Because Uber is a worldwide company where everyone is empowered to make decisions for the betterment of our users, we find that innovation comes from all angles. In Uber’s headquarters, in SF, we take learnings and experiences we’ve had in one country and use them to inform product and feature improvements in another. One trip to India is enough to spur 100 new ideas. Likewise our worldwide city and regional teams also participate in innovation. City teams often identify opportunities within their local markets, create and deploy solutions, and monitor the results. When a local experiment works, that new innovation is likely to get pumped back to our headquarter team where we then distribute it out to the rest of the world. In some sense, you can think of our innovation model as a circulatory system. The heart is in headquarters in SF, pumping ideas and products out to cities across the world, who experiment with these ideas and create new ones, the best of which are pumped back towards the heart, in a perpetual cycle to be pushed out globally. 

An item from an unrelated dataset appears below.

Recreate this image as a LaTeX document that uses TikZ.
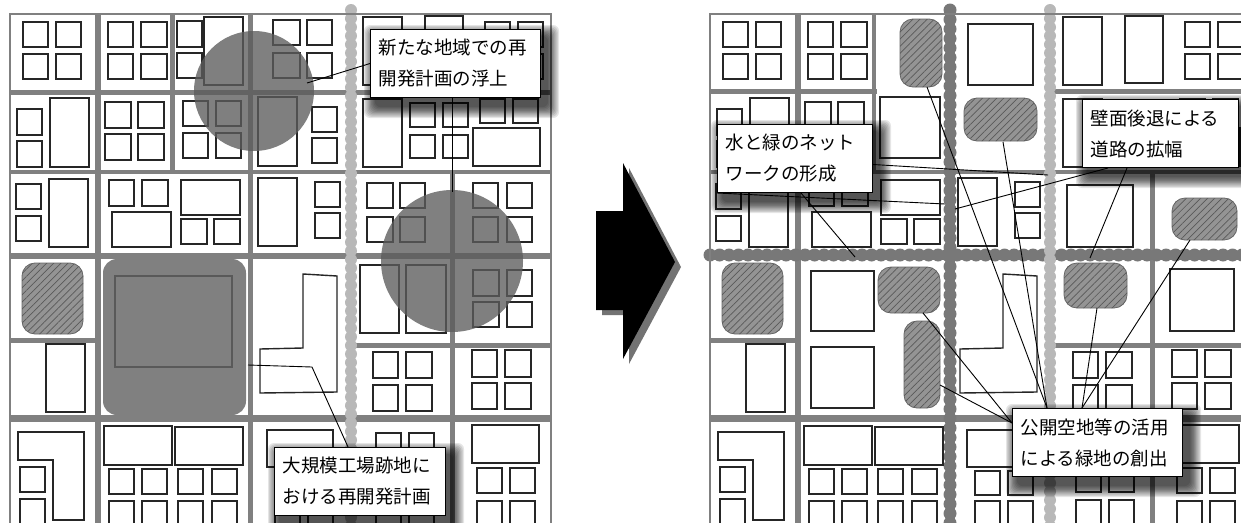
\documentclass[tikz,border=0pt]{standalone}
\usepackage{fontspec}
\setmainfont{Noto Sans CJK JP}
\usetikzlibrary{patterns.meta}
\pgfdeclarelayer{shad}
\pgfdeclarelayer{front}
\pgfsetlayers{main,shad,front}
\definecolor{roadc}{gray}{0.5}
\definecolor{waterc}{gray}{0.72}
\definecolor{greenc}{gray}{0.47}
\definecolor{blkc}{gray}{0.15}
\definecolor{darkc}{gray}{0.5}
\definecolor{circc}{gray}{0.36}
\definecolor{hatc}{gray}{0.58}
\tikzset{
 frame/.style={draw=black!50, line width=1.6pt},
 road/.style={draw=roadc, line width=5pt},
 blk/.style={draw=blkc, line width=1.4pt, fill=white},
 hat/.style={fill=hatc, draw=black!60, line width=0.8pt, rounded corners=13pt,
   postaction={pattern={Lines[angle=45,distance=5pt,line width=0.7pt]}, pattern color=black!65}},
 water/.style={draw=waterc, line width=6pt,
   postaction={draw=waterc, line width=12pt, line cap=round, dash pattern=on 0pt off 8.6pt}},
 greenroad/.style={draw=greenc, line width=9pt,
   postaction={draw=greenc, line width=13pt, line cap=round, dash pattern=on 0pt off 9.5pt}},
 lbl/.style={draw=black, line width=1pt, fill=white, anchor=north west, align=left,
   inner xsep=8pt, minimum height=68pt, font=\fontsize{18.5}{31}\selectfont},
 con/.style={draw=black, line width=0.9pt},
 circ/.style={fill=circc, opacity=0.78},
 arrowshape/.style={fill=black},
 arrowshadow/.style={fill=black!55}
}
\newcommand{\commonblocks}{%
\draw[blk] (23,22) rectangle (48,47); \draw[blk] (56,22) rectangle (81,47);
\draw[blk] (23,54) rectangle (48,79); \draw[blk] (56,54) rectangle (81,79);
\draw[blk] (108,22) rectangle (133,47); \draw[blk] (141,22) rectangle (167,47);
\draw[blk] (108,54) rectangle (133,79); \draw[blk] (141,54) rectangle (167,79);
\draw[blk] (363,17) rectangle (402,85); \draw[blk] (425,16) rectangle (463,83);
\draw[blk] (485,22) rectangle (510,47); \draw[blk] (518,22) rectangle (543,47);
\draw[blk] (485,54) rectangle (510,79); \draw[blk] (518,54) rectangle (543,79);
\draw[blk] (17,109) rectangle (42,135); \draw[blk] (17,141) rectangle (42,167);
\draw[blk] (50,98) rectangle (89,167);
\draw[blk] (105,102) rectangle (131,128); \draw[blk] (138,102) rectangle (164,128);
\draw[blk] (105,134) rectangle (131,160); \draw[blk] (138,134) rectangle (164,160);
\draw[blk] (363,99) rectangle (402,167);
\draw[blk] (410,103) rectangle (435,127); \draw[blk] (443,103) rectangle (468,127);
\draw[blk] (410,135) rectangle (435,158); \draw[blk] (443,135) rectangle (468,158);
\draw[blk] (480,99) rectangle (505,123); \draw[blk] (513,99) rectangle (538,123);
\draw[blk] (473,128) rectangle (540,166);
\draw[blk] (16,184) rectangle (41,209); \draw[blk] (16,216) rectangle (41,241);
\draw[blk] (49,179) rectangle (88,247);
\draw[blk] (109,180) rectangle (134,206); \draw[blk] (142,180) rectangle (168,206);
\draw[blk] (112,212) rectangle (171,247); \draw[blk] (181,180) rectangle (240,215);
\draw[blk] (181,219) rectangle (207,244); \draw[blk] (214,219) rectangle (240,244);
\draw[blk] (258,178) rectangle (297,246);
\draw[blk] (315,182) rectangle (340,207); \draw[blk] (315,213) rectangle (340,238);
\draw[hat] (22,263) rectangle (83,334);
\draw[blk] (46,344) rectangle (85,412);
\draw[blk] (303,274) -- (337,276) -- (337,392) -- (260,393) -- (260,349) -- (303,348) -- cycle;
\draw[blk] (373,352) rectangle (398,378); \draw[blk] (406,352) rectangle (432,378);
\draw[blk] (373,385) rectangle (398,411); \draw[blk] (406,385) rectangle (432,411);
\draw[blk] (472,350) rectangle (497,377); \draw[blk] (505,350) rectangle (531,377);
\draw[blk] (472,383) rectangle (497,409); \draw[blk] (505,383) rectangle (531,409);
\draw[blk] (18,432) -- (84,432) -- (84,520) -- (53,520) -- (53,460) -- (18,460) -- cycle;
\draw[blk] (20,467) rectangle (45,492); \draw[blk] (20,499) rectangle (45,524);
\draw[blk] (104,426) rectangle (172,465); \draw[blk] (175,427) rectangle (243,465);
\foreach \xx in {109,142,178,212} {\draw[blk] (\xx,469) rectangle (\xx+25,494); \draw[blk] (\xx,501) rectangle (\xx+25,526);}
\draw[blk] (267,430) rectangle (333,467);
\foreach \xx in {275,308} {\draw[blk] (\xx,471) rectangle (\xx+25,495); \draw[blk] (\xx,501) rectangle (\xx+25,526);}
\foreach \xx in {376,409} {\draw[blk] (\xx,433) rectangle (\xx+25,458); \draw[blk] (\xx,467) rectangle (\xx+25,492); \draw[blk] (\xx,500) rectangle (\xx+25,525);}
\draw[blk] (472,425) rectangle (539,463);
\foreach \xx in {477,510} {\draw[blk] (\xx,468) rectangle (\xx+25,493); \draw[blk] (\xx,501) rectangle (\xx+25,526);}
}
\begin{document}
\begin{tikzpicture}[x=1pt,y=-1pt]
\useasboundingbox (0,0) rectangle (1241,522);
\clip (0,0) rectangle (1241,522);
% ---------------- left panel ----------------
\draw[road, line width=6pt] (98,14) -- (98,530);
\draw[road, line width=4.5pt] (172.5,14) -- (172.5,172);
\draw[road] (250.5,14) -- (250.5,530);
\draw[road] (452,172) -- (452,530);
\draw[road] (10,92) -- (551,92);
\draw[road, line width=4pt] (10,172) -- (551,172);
\draw[road, line width=6pt] (10,255.5) -- (551,255.5);
\draw[road] (10,340.5) -- (98,340.5);
\draw[road] (351,345) -- (551,345);
\draw[road, line width=7pt] (10,418.5) -- (551,418.5);
\draw[water] (351,10) -- (351,530);
\draw[frame] (10,530) -- (10,14) -- (551,14) -- (551,530);
\commonblocks
\draw[blk] (177,21) rectangle (202,47); \draw[blk] (177,53) rectangle (202,78);
\draw[blk] (204,17) rectangle (243,85);
\draw[blk] (273,20) rectangle (300,45); \draw[blk] (307,20) rectangle (332,45);
\draw[blk] (273,53) rectangle (300,78); \draw[blk] (307,53) rectangle (332,78);
\draw[blk] (183,101) rectangle (208,126); \draw[blk] (216,101) rectangle (241,126);
\draw[blk] (183,133) rectangle (208,158); \draw[blk] (216,133) rectangle (241,158);
\draw[blk] (258,97) rectangle (297,166);
\draw[blk] (312,107) rectangle (337,132); \draw[blk] (312,138) rectangle (337,163);
\draw[blk] (367,183) rectangle (393,208); \draw[blk] (400,183) rectangle (425,208);
\draw[blk] (367,217) rectangle (393,242); \draw[blk] (400,217) rectangle (425,242);
\draw[blk] (473,183) rectangle (498,208); \draw[blk] (507,183) rectangle (532,208);
\draw[blk] (473,217) rectangle (498,242); \draw[blk] (507,217) rectangle (532,242);
\fill[darkc, rounded corners=14pt] (103,259) rectangle (246,415);
\draw[black!65, line width=1.2pt] (115,276) rectangle (232,367);
\draw[blk] (360,265) rectangle (399,333); \draw[blk] (406,265) rectangle (446,333);
\draw[blk] (473,270) rectangle (499,296); \draw[blk] (507,270) rectangle (532,296);
\draw[blk] (473,302) rectangle (499,327); \draw[blk] (507,302) rectangle (532,327);
\fill[circ] (254,91) circle (60);
\fill[circ] (452,261) circle (71);
% ---------------- arrow ----------------
\fill[arrowshadow] (602,216) -- (629,216) -- (629,168) -- (681,267) -- (629,364) -- (629,315) -- (602,315) -- cycle;
\fill[arrowshape] (596,211) -- (623,211) -- (623,163) -- (675,262) -- (623,359) -- (623,310) -- (596,310) -- cycle;
% ---------------- right panel ----------------
\begin{scope}[shift={(700,0)}]
\draw[road, line width=6pt] (98,14) -- (98,530);
\draw[road, line width=4.5pt] (174,14) -- (174,172);
\draw[road] (452,172) -- (452,530);
\draw[road] (10,91) -- (177,91);
\draw[road] (350,91) -- (560,91);
\draw[road, line width=4pt] (10,172) -- (560,172);
\draw[road] (10,340.5) -- (98,340.5);
\draw[road] (350,345) -- (560,345);
\draw[road, line width=7pt] (10,418.5) -- (560,418.5);
\draw[greenroad] (10,255) -- (560,255);
\draw[greenroad] (250,10) -- (250,530);
\draw[water] (350,10) -- (350,530);
\draw[frame] (10,530) -- (10,14) -- (560,14);
\commonblocks
\end{scope}
\draw[hat] (900,19) rectangle (942,87);
\draw[blk] (880,97) rectangle (940,158);
\draw[blk] (968,24) rectangle (1033,85);
\draw[hat] (964,98) rectangle (1037,141);
\draw[blk] (1067,185) rectangle (1133,247);
\draw[hat] (1172,198) rectangle (1237,240);
\draw[blk] (811,271) rectangle (874,331);
\draw[blk] (811,347) rectangle (874,408);
\draw[hat] (878,267) rectangle (940,313);
\draw[hat] (904,321) rectangle (940,408);
\draw[hat] (1064,263) rectangle (1127,308);
\draw[blk] (1170,269) rectangle (1234,331);
% ---------------- labels ----------------
\begin{pgfonlayer}{front}
\node[lbl, text width=154pt] (L1) at (370,29) {新たな地域での再\\開発計画の浮上};
\node[lbl, text width=155pt] (L2) at (274,447) {大規模工場跡地に\\おける再開発計画};
\node[lbl, text width=139pt] (L3) at (717,124) {水と緑のネット\\ワークの形成};
\node[lbl, text width=140pt] (L4) at (1082,99) {壁面後退による\\道路の拡幅};
\node[lbl, text width=154pt] (L5) at (1012,408) {公開空地等の活用\\による緑地の創出};
\end{pgfonlayer}
\begin{pgfonlayer}{shad}
\foreach \L in {L1,L2,L3,L4,L5}{
 \foreach \k in {0,...,9}{
  \fill[black, opacity=0.1, rounded corners=6pt] ([shift={(-6+1.2*\k,-4+1.2*\k)}]\L.north west) rectangle ([shift={(18-1.2*\k,20-1.2*\k)}]\L.south east);
 }}
\end{pgfonlayer}
% ---------------- connectors ----------------
\coordinate (c1) at (307,83);
\coordinate (c2) at (452,192);
\coordinate (d1) at (248,365);
\coordinate (d2) at (312,367);
\coordinate (w1) at (1048,175);
\coordinate (g1) at (945,204);
\coordinate (g2) at (855,257);
\coordinate (g3) at (955,209);
\coordinate (g4) at (1090,258);
\coordinate (o1) at (927,87);
\coordinate (o2) at (1003,142);
\coordinate (o3) at (923,313);
\coordinate (o4) at (940,385);
\coordinate (o5) at (1097,308);
\coordinate (o6) at (1190,240);
\draw[con] (L1.west) -- (c1);
\draw[con] (L1.south -| c2) -- (c2);
\draw[con] (d1) -- (d2) -- ([xshift=74pt]L2.north west);
\draw[con] ([yshift=-6pt]L3.east) -- (w1);
\draw[con] (L3.south west) -- (g1);
\draw[con] ([xshift=6pt]L3.south) -- (g2);
\draw[con] ([xshift=26pt]L4.south west) -- (g3);
\draw[con] ([xshift=45pt]L4.south west) -- (g4);
\draw[con] ([xshift=35pt]L5.north west) -- (o1);
\draw[con] ([xshift=35pt]L5.north west) -- (o2);
\draw[con] ([yshift=-15pt]L5.north west) -- (o3);
\draw[con] ([yshift=-15pt]L5.north west) -- (o4);
\draw[con] ([xshift=70pt]L5.north west) -- (o5);
\draw[con] ([xshift=70pt]L5.north west) -- (o6);
\end{tikzpicture}
\end{document}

More generally, where do you think represents the greatest opportunity or fertility for design, especially with regards to promoting Uber’s goals of accessible transport and improving cities? What are the challenges that you are most excited about?
Uber is the ultimate design challenge because Uber is designing for entire cities. We’re not just focused on human interaction with devices, or human to human interaction mediated by devices. Instead, we’re focused on complex challenges that involve people interacting directly with each other in a very close environment; within the context of their urban environment - the streets and the sidewalks; within a greater context of local transportation dynamics; within the greater context of cultural traditions, societal norms, and governmental regulations. And these variables change depending on the city. If you are inspired by the intersection of urban design, transportation design, interaction design, and brand design, it’s a great place to be.